The installation of a temporary piece of public art in the Parksville Forum is going to be more expensive than anticipated, according to a Parksville city staff verbal report at the Feb. 3 council meeting.
Council had approved a $3,500 budget for the installation of the piece in 2020, in honour of the city’s 75th birthday, and directed staff to seek seek approval from the building owners at 100 Jensen Ave. at the Oct. 17, 2019 council meeting.
Now city staff are saying that the project will cost considerably more than that.
The public art in question is the centerpiece from the McMillan Arts Centre’s Soft Shore exhibit.
The piece is a glass herring ball made by Robert Held surrounded by steel bull kelp made by Nelson Shaw with glass salmon by Christopher Smith.
Parksville city director of operations Vaughn Figueira says staff have met with the artists as well as the owners of the building to speak logistics.
“It’s a bit more of a complicated issue than initially thought,” said Figueira.
Part of the installation involves suspending 750 pounds of glass from the ceiling, which would be lit from above and below.
Because of this, Figueira said there are structural, logistic, electrical, liability and public safety issues to consider.
The installation will also require a metal fence to be constructed around it to keep children from climbing on it.

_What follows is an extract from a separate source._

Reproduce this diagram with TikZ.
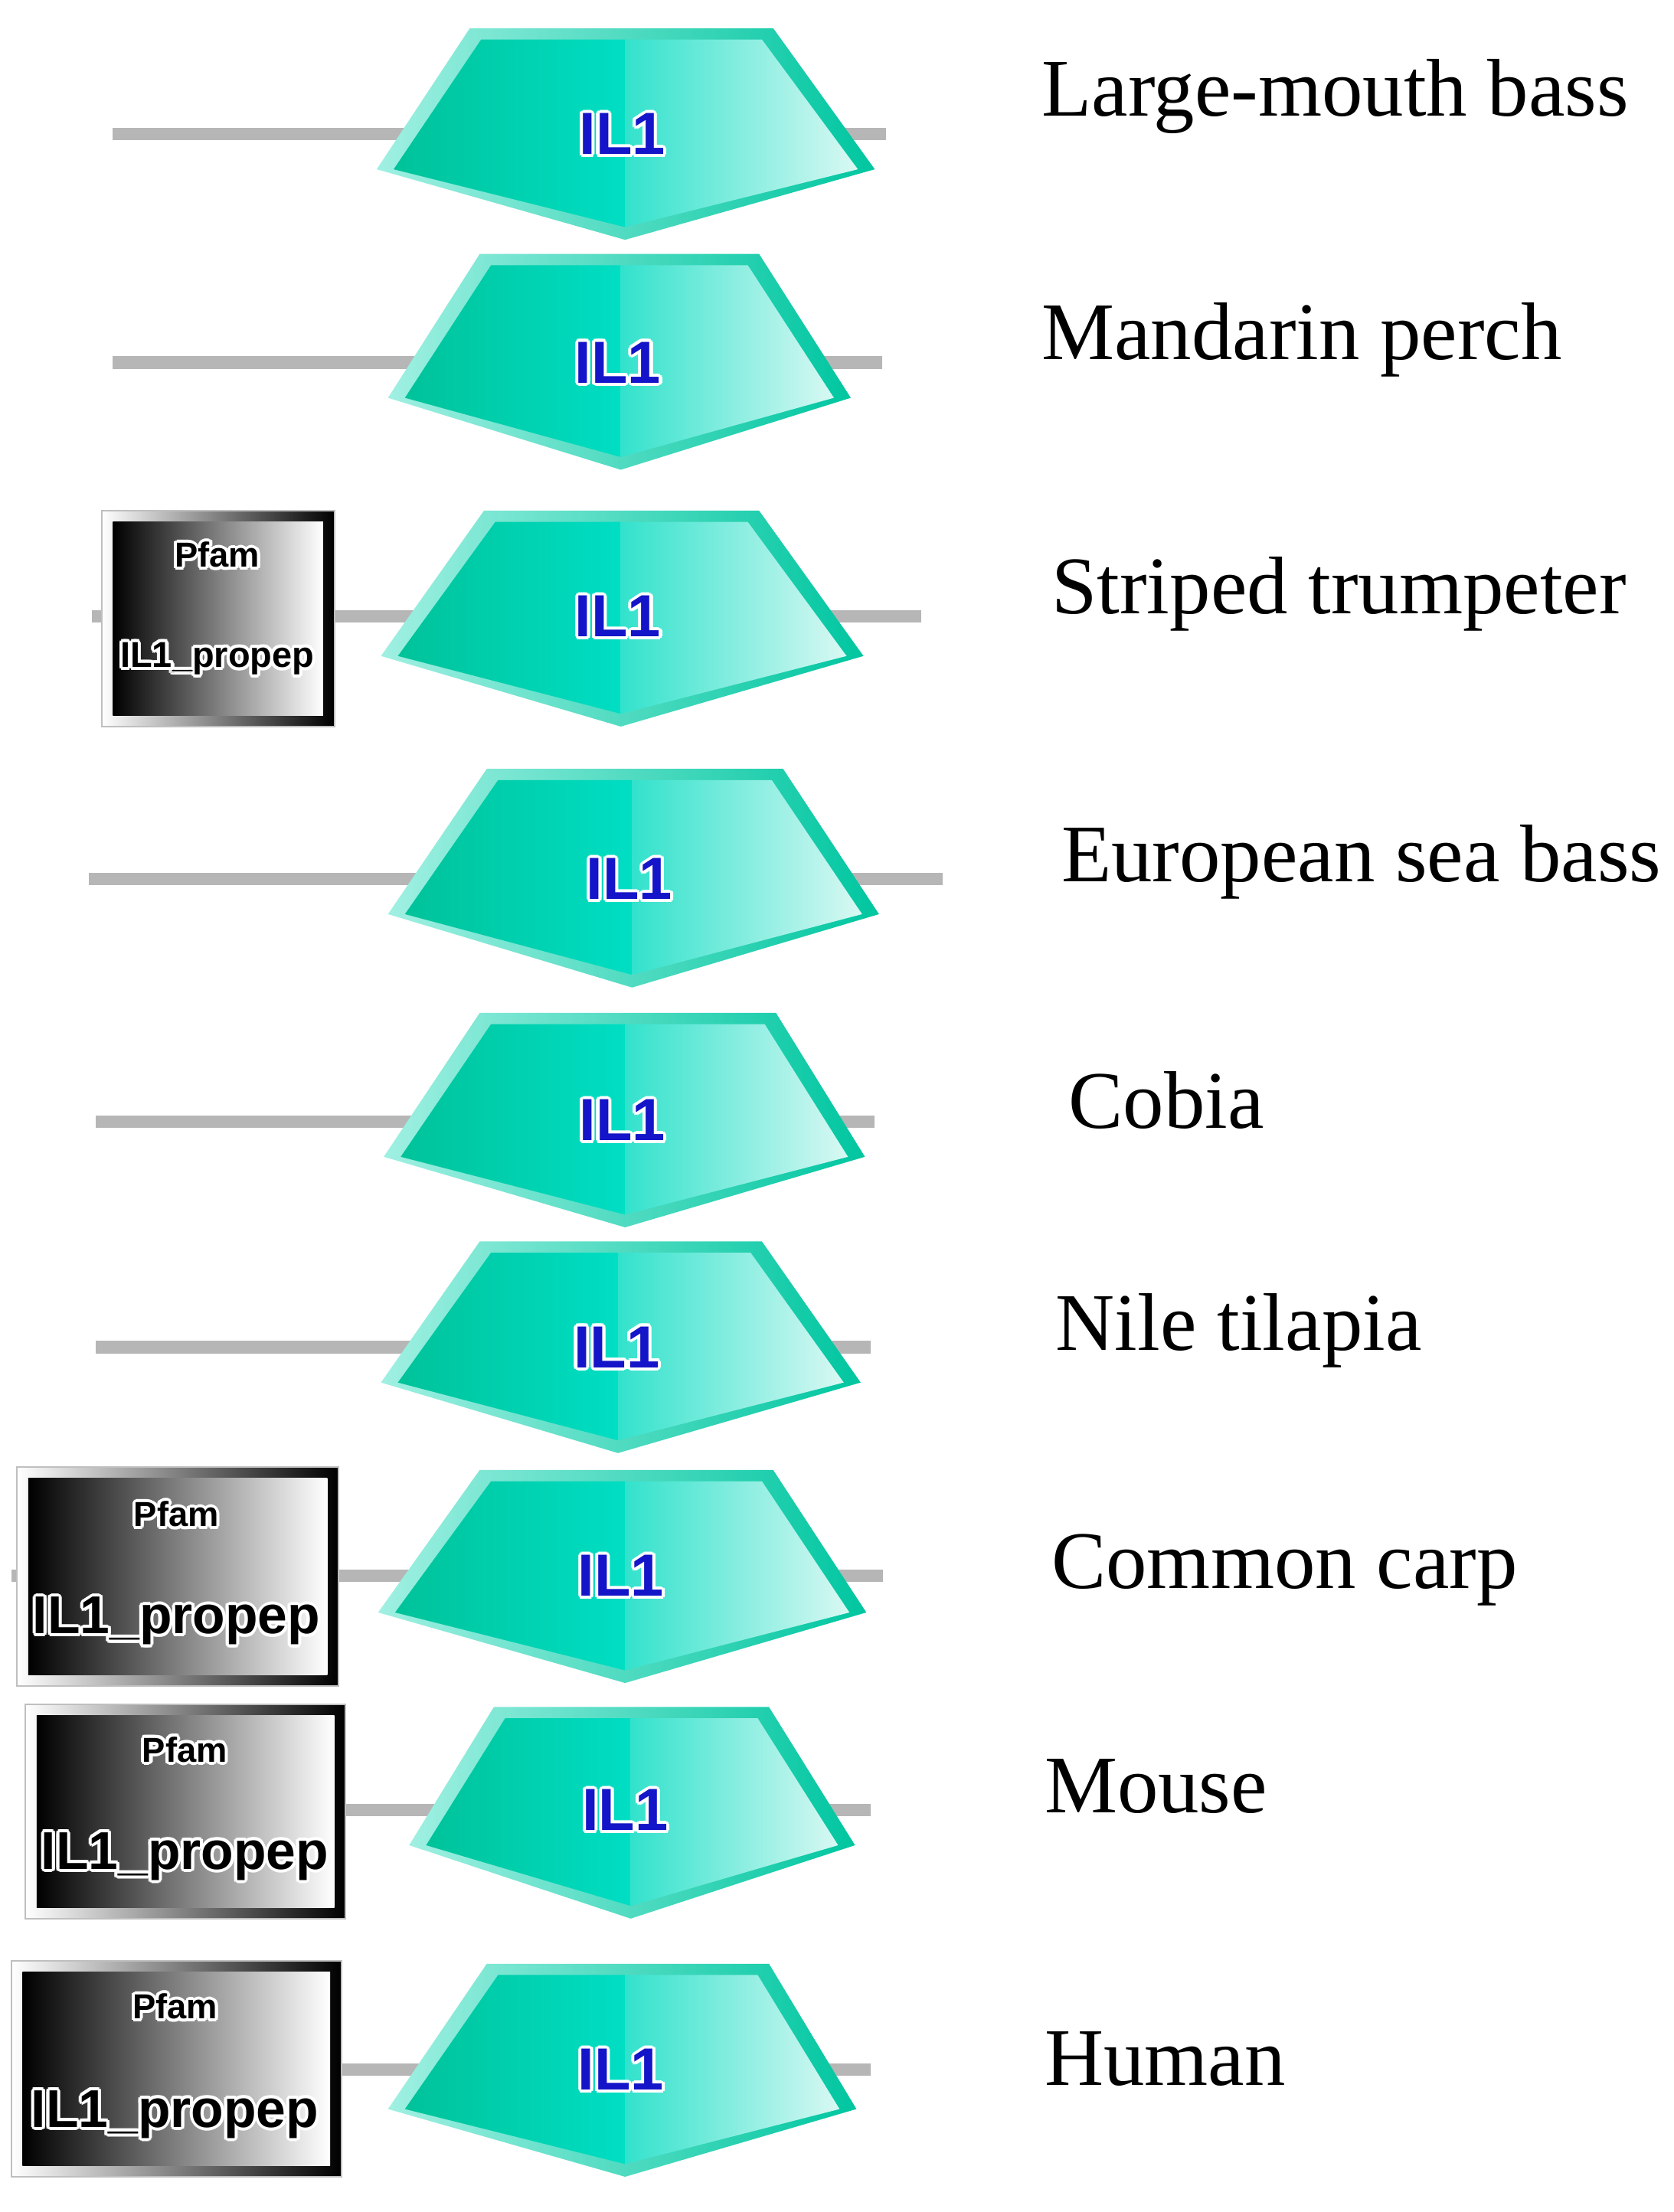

This will also mean that holes have to be drilled into the floor.
Location was another main issue. The only place that could be agreed upon with building owners was the sunken area near the finance wickets.
“There would be an impact on the taxpayer time, when the public is lined up in that area. We’d have to sort of redirect them, and figure out a way to do it. We could accommodate them, but that would have to be sorted out,” said Figueira.
Of the $3,500 allocated, $1,000 of which was originally earmarked to cover staff time. Chief administrative officer Keeva Kehler says they’ve already spent more than that.
“We have to look at some permanent holes in the floor essentially to put the railings in, and some permanent structural changes to allow the 750 pounds to be hung from the trusses. I’m thinking we’re not going to be able to get that done for 10 times the price of what we’re originally thinking,” said Kehler.
Kehler also said that the city could not purchase the art without going through a competitive open bidding process and considering other pieces from the community as well as abroad.
Coun. Al Greir and Mayor Ed Mayne both voiced opposition to the project.
“The location that they want to put it in, in my view is not even secondary, it’s way out there as far as what it would look like. It would look like hell, sitting over there in my mind,” said Mayne.
“I could find better use for the money that we’re going to spend to put it up. Then we’re going to have the holes in the floors when it’s all over, then we’re going to have a fence … The problems seem to get more and more and more. … Let’s just call it a day and say it was a great idea, it’s just not going to work rather than keep on going on it.”
Coun. Doug O’Brien proposed several ideas but ultimately agreed that the money spent would probably not be worth it for a temporary installation.
Coun. Marilyn Wilson gave notice that she would propose a motion at the next council meeting that staff meet with the artists to discuss the issue further.